A body weighing 1 kg moves uniformly around a circle at a speed of 2 m / s.

A body weighing 1 kg moves uniformly around a circle at a speed of 2 m / s. Find the change in momentum of the body after it has passed a quarter circle.

m = 1 kg.

V = 2 m / s.

Δp -?

The momentum of a body p is called a vector physical quantity equal to the product of the body’s mass m by its velocity V: p = m * V. The momentum of the body p is directed in the same way as the speed of movement V.

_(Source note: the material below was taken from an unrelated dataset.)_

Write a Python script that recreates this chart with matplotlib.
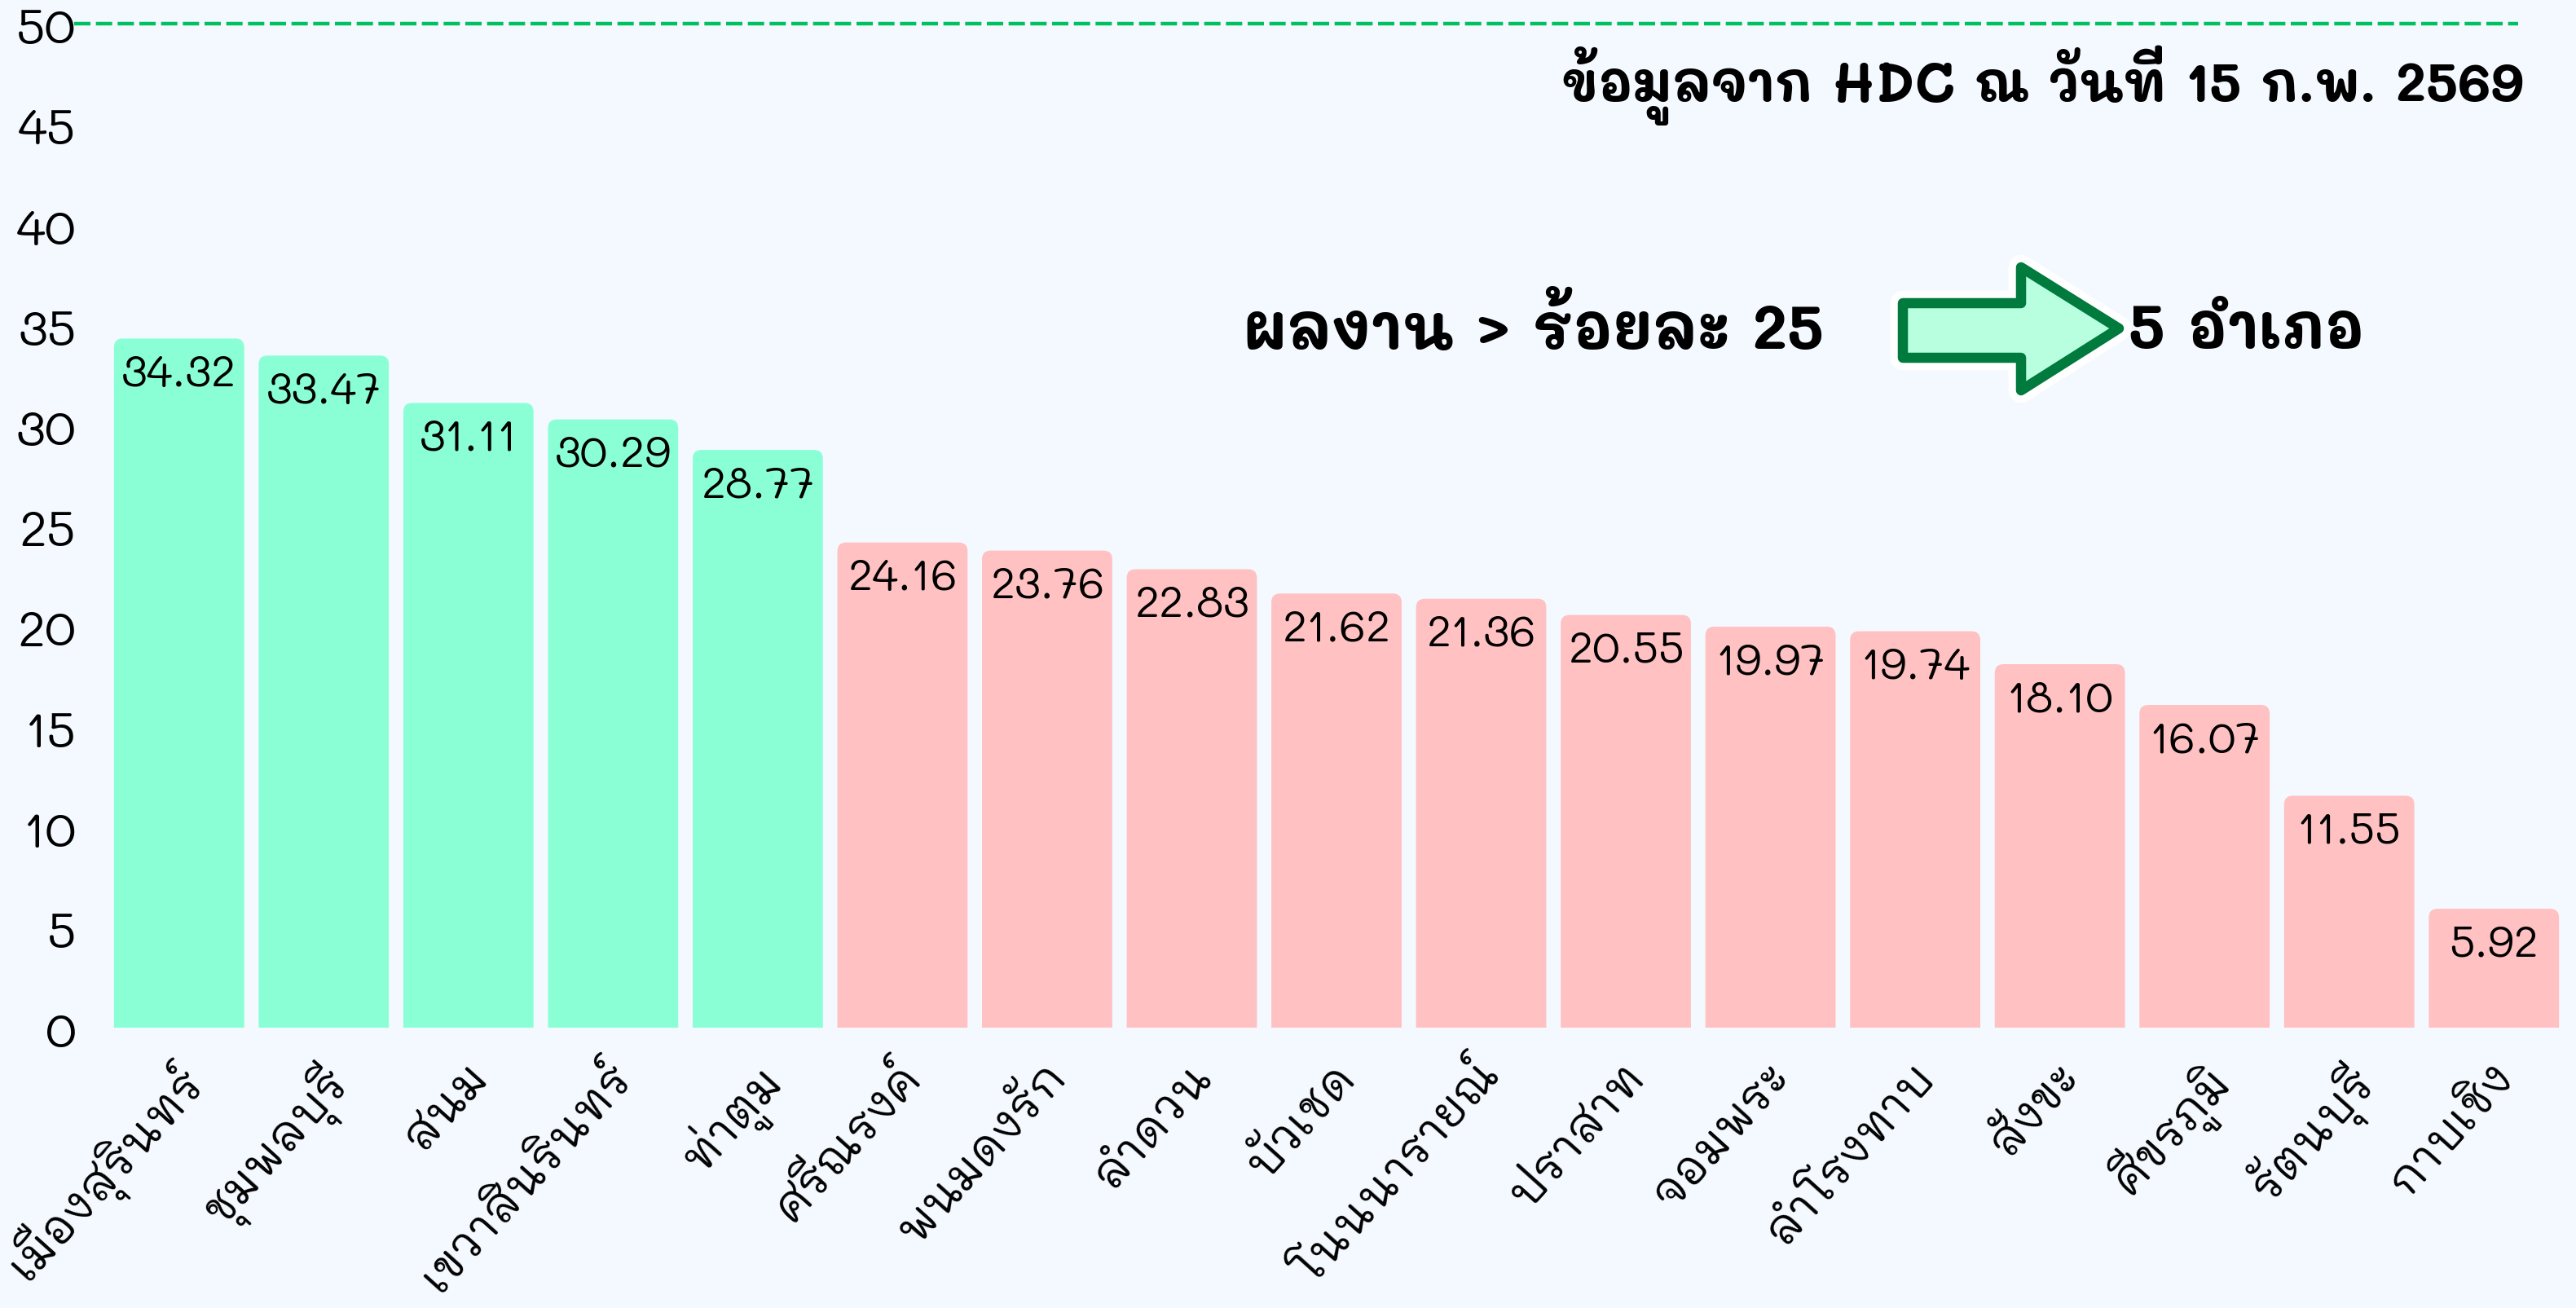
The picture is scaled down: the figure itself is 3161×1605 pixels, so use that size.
import matplotlib
matplotlib.use("Agg")
import matplotlib.pyplot as plt
from matplotlib.patches import FancyBboxPatch, Polygon
import matplotlib.patheffects as pe
import matplotlib.transforms as mtransforms

# Data
districts = ["เมืองสุรินทร์", "ชุมพลบุรี", "สนม", "เขวาสินรินทร์", "ท่าตูม",
             "ศรีณรงค์", "พนมดงรัก", "ลำดวน", "บัวเชด", "โนนนารายณ์",
             "ปราสาท", "จอมพระ", "ลำโรงทาบ", "สังขะ", "ศีขรภูมิ",
             "รัตนบุรี", "กาบเชิง"]
values = [34.32, 33.47, 31.11, 30.29, 28.77, 24.16, 23.76, 22.83, 21.62,
          21.36, 20.55, 19.97, 19.74, 18.10, 16.07, 11.55, 5.92]
threshold = 25
target = 50
yticks = list(range(0, 51, 5))
note_text = "ข้อมูลจาก HDC ณ วันที่ 15 ก.พ. 2569"
left_text = "ผลงาน > ร้อยละ 25"
right_text = "5 อำเภอ"

plt.rcParams["font.family"] = ["Mali", "DejaVu Sans"]

bg = "#F4F9FF"
green = "#8AFFD5"
pink = "#FFC1C1"

W, H = 3161, 1606
fig = plt.figure(figsize=(W / 100, H / 100), dpi=100, facecolor=bg)
ax = fig.add_axes([131 / W, 1 - 1262 / H, (3149 - 131) / W, (1262 - 30) / H])
ax.set_facecolor(bg)

x = list(range(len(values)))
colors = [green if v > threshold else pink for v in values]
bars = ax.bar(x, values, width=0.9, color="none")
for b, c in zip(bars, colors):
    bx, by = b.get_x(), b.get_y()
    bw, bh = b.get_width(), b.get_height()
    # rounded top corners; the bottom part falls below y=0 and is clipped
    p = FancyBboxPatch((bx, by - 2), bw, bh + 2,
                       boxstyle="round,pad=0,rounding_size=0.06",
                       mutation_aspect=7.2, fc=c, ec="none")
    ax.add_patch(p)
    ax.text(bx + bw / 2, bh - 0.6, f"{bh:.2f}", ha="center", va="top",
            fontsize=39)

ax.set_xlim(-0.5, len(values) - 0.5)
ax.set_ylim(0, target)
ax.set_yticks(yticks)
ax.tick_params(axis="y", length=0, labelsize=44, pad=27)
ax.tick_params(axis="x", length=0, pad=22)
ax.set_xticks(x)
ax.set_xticklabels(districts, rotation=48, ha="right", rotation_mode="anchor",
                   fontsize=41)
shift = mtransforms.ScaledTranslation(-8 / 100, 0, fig.dpi_scale_trans)
for lbl in ax.get_xticklabels():
    lbl.set_transform(lbl.get_transform() + shift)
for s in ax.spines.values():
    s.set_visible(False)

ax.plot([-0.725, 16.17], [target, target], color="#00C060", lw=3.2,
        dashes=(4.5, 1.5), clip_on=False)

fig.text(3097 / W, 1 - 105 / H, note_text, ha="right", va="center",
         fontsize=48, fontweight="bold")
fig.text(2238 / W, 1 - 407 / H, left_text, ha="right", va="center",
         fontsize=55, fontweight="bold")
fig.text(2612 / W, 1 - 407 / H, right_text, ha="left", va="center",
         fontsize=55, fontweight="bold")

arrow_px = [(2335, 373), (2480, 373), (2480, 329), (2600, 404),
            (2480, 480), (2480, 440), (2335, 440)]
arrow = Polygon([(px / W, 1 - py / H) for px, py in arrow_px], closed=True,
                transform=fig.transFigure, fc="#B8FFE0", ec="#007A3D", lw=9,
                joinstyle="round")
arrow.set_path_effects([pe.Stroke(linewidth=22, foreground="white"), pe.Normal()])
fig.patches.append(arrow)

fig.savefig("out.png", dpi=100, facecolor=bg)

When moving in a circle, the speed V is always directed tangentially to the trajectory of movement, that is, perpendicular to the radius drawn to the point of movement.

Δp = p2 – p1 = m * V2 – m * V1 = m * ΔV.

The body’s velocity V2 through a quarter of a circle will be perpendicular to the initial velocity V1.

The change in speed ΔV will be the hypotenuse of a right-angled triangle with legs V.

By the Pythagorean theorem: ΔV = √ (V1 ^ 2 + V2 ^ 2) = √ (V ^ 2 + V ^ 2) = V * √2.

Δp = m * V * √2.

Δp = 1 kg * 2 m / s * √2 = 2.83 kg * m / s.

Answer: the change in the momentum of the body is Δp = 2.83 kg * m / s.